Some people see a problem and freeze. A few teenagers in Utah saw a neighbor’s house on fire and ran straight toward it.
It happened in West Jordan in late August 2025. A group of neighborhood teens noticed a house down the street belching smoke, with a vehicle still parked in the driveway — enough to make them fear someone could be trapped. As reported by KSL TV and FOX 13 Salt Lake City, they cleared a fence and hammered on the door. No one answered, because the family was away — but through a window the teens spotted two dogs. So they did the only thing that made sense in the moment and kicked the door in. One of them later summed up the split-second decision plainly: “Without a second thought, we just jumped the fence.” Even as nearby propane tanks blew, they pushed through the heat and carried both dogs out to safety. Later identified as Copper Hills High School seniors, the three were honored for the rescue — and, just as remarkably, walked away unharmed alongside the pets they saved.

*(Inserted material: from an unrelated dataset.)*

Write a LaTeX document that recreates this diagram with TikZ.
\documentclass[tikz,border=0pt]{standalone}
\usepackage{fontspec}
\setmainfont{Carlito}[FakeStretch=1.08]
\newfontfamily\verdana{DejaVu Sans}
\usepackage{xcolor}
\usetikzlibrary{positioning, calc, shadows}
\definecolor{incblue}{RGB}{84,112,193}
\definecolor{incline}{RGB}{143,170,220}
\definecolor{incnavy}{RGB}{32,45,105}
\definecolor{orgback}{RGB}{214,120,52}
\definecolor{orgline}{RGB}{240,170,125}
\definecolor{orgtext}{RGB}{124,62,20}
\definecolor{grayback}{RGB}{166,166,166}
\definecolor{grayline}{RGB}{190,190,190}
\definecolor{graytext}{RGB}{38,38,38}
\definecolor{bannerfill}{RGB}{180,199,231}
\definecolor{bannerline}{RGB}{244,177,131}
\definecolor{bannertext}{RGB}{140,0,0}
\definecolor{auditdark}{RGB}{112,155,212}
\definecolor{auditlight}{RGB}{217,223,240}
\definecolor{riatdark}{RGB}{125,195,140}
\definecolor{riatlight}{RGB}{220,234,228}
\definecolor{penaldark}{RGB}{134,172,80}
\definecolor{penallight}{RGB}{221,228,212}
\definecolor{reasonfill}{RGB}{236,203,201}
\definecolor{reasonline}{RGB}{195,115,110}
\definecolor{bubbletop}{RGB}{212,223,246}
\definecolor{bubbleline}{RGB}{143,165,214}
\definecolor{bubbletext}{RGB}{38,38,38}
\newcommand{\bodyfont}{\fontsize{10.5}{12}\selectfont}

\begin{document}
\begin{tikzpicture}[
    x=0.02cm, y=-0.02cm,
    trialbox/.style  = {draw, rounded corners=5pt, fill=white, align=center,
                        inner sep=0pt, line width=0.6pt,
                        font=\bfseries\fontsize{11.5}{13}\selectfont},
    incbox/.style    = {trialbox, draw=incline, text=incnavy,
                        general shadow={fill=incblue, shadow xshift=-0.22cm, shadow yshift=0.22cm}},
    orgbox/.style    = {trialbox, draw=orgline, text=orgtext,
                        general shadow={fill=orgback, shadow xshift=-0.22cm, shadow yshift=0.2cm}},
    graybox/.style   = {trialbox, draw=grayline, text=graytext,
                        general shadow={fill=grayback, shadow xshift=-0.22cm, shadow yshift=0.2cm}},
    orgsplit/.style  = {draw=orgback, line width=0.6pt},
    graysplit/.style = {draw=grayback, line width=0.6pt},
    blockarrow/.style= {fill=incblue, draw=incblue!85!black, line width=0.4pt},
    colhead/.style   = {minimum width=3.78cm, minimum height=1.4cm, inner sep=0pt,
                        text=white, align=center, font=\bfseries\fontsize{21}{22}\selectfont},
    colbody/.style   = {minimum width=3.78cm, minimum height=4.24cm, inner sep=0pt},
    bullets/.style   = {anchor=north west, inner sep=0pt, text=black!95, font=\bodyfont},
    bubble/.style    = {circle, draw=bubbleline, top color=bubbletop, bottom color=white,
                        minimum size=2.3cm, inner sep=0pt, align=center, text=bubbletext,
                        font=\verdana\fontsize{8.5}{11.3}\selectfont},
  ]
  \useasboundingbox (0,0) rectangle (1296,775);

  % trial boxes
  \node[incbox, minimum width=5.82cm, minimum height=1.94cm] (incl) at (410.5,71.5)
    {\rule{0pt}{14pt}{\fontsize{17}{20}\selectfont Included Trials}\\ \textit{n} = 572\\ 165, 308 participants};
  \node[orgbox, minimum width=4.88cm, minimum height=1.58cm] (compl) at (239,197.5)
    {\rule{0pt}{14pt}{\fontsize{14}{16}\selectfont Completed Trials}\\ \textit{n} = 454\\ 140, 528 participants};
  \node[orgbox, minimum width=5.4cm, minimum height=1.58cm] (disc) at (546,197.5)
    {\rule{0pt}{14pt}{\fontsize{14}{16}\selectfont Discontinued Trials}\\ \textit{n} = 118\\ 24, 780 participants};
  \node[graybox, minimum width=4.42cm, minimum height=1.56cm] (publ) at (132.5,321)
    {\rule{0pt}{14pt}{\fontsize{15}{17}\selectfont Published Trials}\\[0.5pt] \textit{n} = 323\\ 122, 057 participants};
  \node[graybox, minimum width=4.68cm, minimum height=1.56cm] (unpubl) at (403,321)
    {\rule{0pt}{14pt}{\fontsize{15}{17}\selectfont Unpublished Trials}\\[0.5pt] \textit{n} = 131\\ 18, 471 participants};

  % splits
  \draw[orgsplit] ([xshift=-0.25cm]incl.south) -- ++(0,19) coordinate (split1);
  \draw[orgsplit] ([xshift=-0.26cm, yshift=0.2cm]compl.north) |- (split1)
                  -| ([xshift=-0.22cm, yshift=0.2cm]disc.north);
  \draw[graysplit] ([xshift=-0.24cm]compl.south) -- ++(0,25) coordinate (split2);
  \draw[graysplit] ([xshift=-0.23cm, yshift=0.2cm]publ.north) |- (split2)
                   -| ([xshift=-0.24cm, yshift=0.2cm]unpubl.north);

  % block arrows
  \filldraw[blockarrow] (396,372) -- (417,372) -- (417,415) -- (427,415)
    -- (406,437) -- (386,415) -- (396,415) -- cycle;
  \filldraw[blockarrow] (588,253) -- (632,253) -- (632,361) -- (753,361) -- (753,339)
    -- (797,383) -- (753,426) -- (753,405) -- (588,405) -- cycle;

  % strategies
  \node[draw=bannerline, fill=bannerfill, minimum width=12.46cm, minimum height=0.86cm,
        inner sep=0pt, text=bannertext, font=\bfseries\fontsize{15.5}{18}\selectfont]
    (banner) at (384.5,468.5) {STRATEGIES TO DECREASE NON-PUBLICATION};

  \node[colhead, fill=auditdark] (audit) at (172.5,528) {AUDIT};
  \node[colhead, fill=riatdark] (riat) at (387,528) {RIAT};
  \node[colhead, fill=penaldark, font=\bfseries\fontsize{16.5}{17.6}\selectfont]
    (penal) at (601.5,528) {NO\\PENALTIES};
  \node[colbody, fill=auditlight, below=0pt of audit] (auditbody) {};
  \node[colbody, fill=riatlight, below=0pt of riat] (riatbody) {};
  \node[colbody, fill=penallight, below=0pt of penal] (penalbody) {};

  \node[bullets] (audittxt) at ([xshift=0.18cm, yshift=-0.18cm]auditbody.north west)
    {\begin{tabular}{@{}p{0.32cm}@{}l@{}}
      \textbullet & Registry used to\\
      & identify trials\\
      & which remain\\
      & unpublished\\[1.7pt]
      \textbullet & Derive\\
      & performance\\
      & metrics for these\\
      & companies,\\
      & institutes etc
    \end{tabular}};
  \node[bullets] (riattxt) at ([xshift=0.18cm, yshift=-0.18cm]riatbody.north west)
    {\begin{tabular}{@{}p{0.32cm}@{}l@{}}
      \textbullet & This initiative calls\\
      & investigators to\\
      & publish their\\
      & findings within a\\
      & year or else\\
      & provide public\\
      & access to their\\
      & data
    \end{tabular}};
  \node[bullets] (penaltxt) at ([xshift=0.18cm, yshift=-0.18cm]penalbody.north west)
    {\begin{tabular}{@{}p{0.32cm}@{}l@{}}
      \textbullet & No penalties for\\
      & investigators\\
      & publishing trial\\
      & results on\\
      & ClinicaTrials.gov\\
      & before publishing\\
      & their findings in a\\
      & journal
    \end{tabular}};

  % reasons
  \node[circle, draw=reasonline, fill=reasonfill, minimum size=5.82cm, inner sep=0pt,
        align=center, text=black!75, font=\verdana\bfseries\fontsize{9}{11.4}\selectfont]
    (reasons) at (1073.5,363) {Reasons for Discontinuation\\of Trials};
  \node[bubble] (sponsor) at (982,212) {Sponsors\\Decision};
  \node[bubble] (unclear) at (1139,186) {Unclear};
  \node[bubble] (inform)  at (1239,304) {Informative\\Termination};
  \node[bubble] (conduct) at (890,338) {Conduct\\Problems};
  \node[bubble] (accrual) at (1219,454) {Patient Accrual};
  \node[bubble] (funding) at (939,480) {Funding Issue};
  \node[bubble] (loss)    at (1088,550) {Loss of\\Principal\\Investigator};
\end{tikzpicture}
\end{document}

Here is what stays with me. No one asked these kids to act. There was no reward waiting, no audience they were performing for — just an instinct that someone’s beloved animals were in danger, and that they could help. That instinct is the human–animal bond at its purest, and it lives in more of us than we realize. There is also real science behind why stories like this feel so good to read: witnessing everyday kindness, what researchers call “moral elevation,” can lift our mood, lower stress, and nudge us to be a little braver and more generous ourselves. Good news isn’t a distraction from a hard world. It is a reminder of what we are capable of.